What is needed
Output the lines that follow exactly as they are.

— START OF Provided entries —

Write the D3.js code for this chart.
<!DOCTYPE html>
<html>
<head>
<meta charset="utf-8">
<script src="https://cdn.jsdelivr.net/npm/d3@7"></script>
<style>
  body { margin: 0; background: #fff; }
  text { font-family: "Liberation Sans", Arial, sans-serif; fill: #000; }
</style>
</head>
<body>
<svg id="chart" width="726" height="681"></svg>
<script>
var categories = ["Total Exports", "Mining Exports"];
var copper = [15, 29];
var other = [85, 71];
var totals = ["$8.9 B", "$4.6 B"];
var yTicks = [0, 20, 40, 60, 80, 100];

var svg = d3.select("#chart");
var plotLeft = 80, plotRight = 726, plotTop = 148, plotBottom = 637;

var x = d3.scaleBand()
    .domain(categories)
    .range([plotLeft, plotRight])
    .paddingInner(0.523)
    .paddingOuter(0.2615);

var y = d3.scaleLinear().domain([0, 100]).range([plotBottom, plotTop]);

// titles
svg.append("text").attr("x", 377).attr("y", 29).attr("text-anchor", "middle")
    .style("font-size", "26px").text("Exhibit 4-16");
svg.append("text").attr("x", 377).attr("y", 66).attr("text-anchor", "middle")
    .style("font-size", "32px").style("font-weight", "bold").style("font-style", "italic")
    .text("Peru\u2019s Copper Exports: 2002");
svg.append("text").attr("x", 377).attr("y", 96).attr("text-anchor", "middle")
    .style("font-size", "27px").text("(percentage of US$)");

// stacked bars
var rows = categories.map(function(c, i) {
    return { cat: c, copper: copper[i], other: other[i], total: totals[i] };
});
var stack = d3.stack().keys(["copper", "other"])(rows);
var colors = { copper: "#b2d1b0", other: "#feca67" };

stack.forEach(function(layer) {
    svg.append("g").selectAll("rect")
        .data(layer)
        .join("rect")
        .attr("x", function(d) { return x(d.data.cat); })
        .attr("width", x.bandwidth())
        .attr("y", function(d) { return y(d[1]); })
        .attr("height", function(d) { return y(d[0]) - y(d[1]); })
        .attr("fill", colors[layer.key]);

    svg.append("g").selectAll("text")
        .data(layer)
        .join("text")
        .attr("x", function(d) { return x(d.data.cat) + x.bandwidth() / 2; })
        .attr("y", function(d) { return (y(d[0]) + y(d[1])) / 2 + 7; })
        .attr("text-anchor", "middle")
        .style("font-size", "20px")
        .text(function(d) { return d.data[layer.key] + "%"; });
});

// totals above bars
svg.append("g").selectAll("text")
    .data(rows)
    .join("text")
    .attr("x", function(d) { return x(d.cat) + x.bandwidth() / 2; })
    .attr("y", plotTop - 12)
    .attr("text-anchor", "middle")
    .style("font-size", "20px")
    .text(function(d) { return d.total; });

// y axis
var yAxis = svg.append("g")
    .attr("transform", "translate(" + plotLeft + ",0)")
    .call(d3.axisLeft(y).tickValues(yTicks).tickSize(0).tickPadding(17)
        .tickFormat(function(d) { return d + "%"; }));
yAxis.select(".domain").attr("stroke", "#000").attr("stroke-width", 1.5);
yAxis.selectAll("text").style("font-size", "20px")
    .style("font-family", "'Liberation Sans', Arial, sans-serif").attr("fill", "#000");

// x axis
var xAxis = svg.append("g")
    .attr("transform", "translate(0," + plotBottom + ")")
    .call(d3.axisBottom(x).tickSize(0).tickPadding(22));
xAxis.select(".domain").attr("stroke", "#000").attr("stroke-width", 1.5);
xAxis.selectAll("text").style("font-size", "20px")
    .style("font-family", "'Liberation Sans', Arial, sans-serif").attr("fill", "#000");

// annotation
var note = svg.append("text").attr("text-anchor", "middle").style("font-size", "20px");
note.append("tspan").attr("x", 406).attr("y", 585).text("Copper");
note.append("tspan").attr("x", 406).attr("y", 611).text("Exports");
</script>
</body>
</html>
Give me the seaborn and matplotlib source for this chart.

— END OF Provided entries —

Exercise answer
Write the D3.js code for this chart.
<!DOCTYPE html>
<html>
<head>
<meta charset="utf-8">
<script src="https://cdn.jsdelivr.net/npm/d3@7"></script>
<style>
  body { margin: 0; background: #fff; }
  text { font-family: "Liberation Sans", Arial, sans-serif; fill: #000; }
</style>
</head>
<body>
<svg id="chart" width="726" height="681"></svg>
<script>
var categories = ["Total Exports", "Mining Exports"];
var copper = [15, 29];
var other = [85, 71];
var totals = ["$8.9 B", "$4.6 B"];
var yTicks = [0, 20, 40, 60, 80, 100];

var svg = d3.select("#chart");
var plotLeft = 80, plotRight = 726, plotTop = 148, plotBottom = 637;

var x = d3.scaleBand()
    .domain(categories)
    .range([plotLeft, plotRight])
    .paddingInner(0.523)
    .paddingOuter(0.2615);

var y = d3.scaleLinear().domain([0, 100]).range([plotBottom, plotTop]);

// titles
svg.append("text").attr("x", 377).attr("y", 29).attr("text-anchor", "middle")
    .style("font-size", "26px").text("Exhibit 4-16");
svg.append("text").attr("x", 377).attr("y", 66).attr("text-anchor", "middle")
    .style("font-size", "32px").style("font-weight", "bold").style("font-style", "italic")
    .text("Peru\u2019s Copper Exports: 2002");
svg.append("text").attr("x", 377).attr("y", 96).attr("text-anchor", "middle")
    .style("font-size", "27px").text("(percentage of US$)");

// stacked bars
var rows = categories.map(function(c, i) {
    return { cat: c, copper: copper[i], other: other[i], total: totals[i] };
});
var stack = d3.stack().keys(["copper", "other"])(rows);
var colors = { copper: "#b2d1b0", other: "#feca67" };

stack.forEach(function(layer) {
    svg.append("g").selectAll("rect")
        .data(layer)
        .join("rect")
        .attr("x", function(d) { return x(d.data.cat); })
        .attr("width", x.bandwidth())
        .attr("y", function(d) { return y(d[1]); })
        .attr("height", function(d) { return y(d[0]) - y(d[1]); })
        .attr("fill", colors[layer.key]);

    svg.append("g").selectAll("text")
        .data(layer)
        .join("text")
        .attr("x", function(d) { return x(d.data.cat) + x.bandwidth() / 2; })
        .attr("y", function(d) { return (y(d[0]) + y(d[1])) / 2 + 7; })
        .attr("text-anchor", "middle")
        .style("font-size", "20px")
        .text(function(d) { return d.data[layer.key] + "%"; });
});

// totals above bars
svg.append("g").selectAll("text")
    .data(rows)
    .join("text")
    .attr("x", function(d) { return x(d.cat) + x.bandwidth() / 2; })
    .attr("y", plotTop - 12)
    .attr("text-anchor", "middle")
    .style("font-size", "20px")
    .text(function(d) { return d.total; });

// y axis
var yAxis = svg.append("g")
    .attr("transform", "translate(" + plotLeft + ",0)")
    .call(d3.axisLeft(y).tickValues(yTicks).tickSize(0).tickPadding(17)
        .tickFormat(function(d) { return d + "%"; }));
yAxis.select(".domain").attr("stroke", "#000").attr("stroke-width", 1.5);
yAxis.selectAll("text").style("font-size", "20px")
    .style("font-family", "'Liberation Sans', Arial, sans-serif").attr("fill", "#000");

// x axis
var xAxis = svg.append("g")
    .attr("transform", "translate(0," + plotBottom + ")")
    .call(d3.axisBottom(x).tickSize(0).tickPadding(22));
xAxis.select(".domain").attr("stroke", "#000").attr("stroke-width", 1.5);
xAxis.selectAll("text").style("font-size", "20px")
    .style("font-family", "'Liberation Sans', Arial, sans-serif").attr("fill", "#000");

// annotation
var note = svg.append("text").attr("text-anchor", "middle").style("font-size", "20px");
note.append("tspan").attr("x", 406).attr("y", 585).text("Copper");
note.append("tspan").attr("x", 406).attr("y", 611).text("Exports");
</script>
</body>
</html>
Give me the seaborn and matplotlib source for this chart.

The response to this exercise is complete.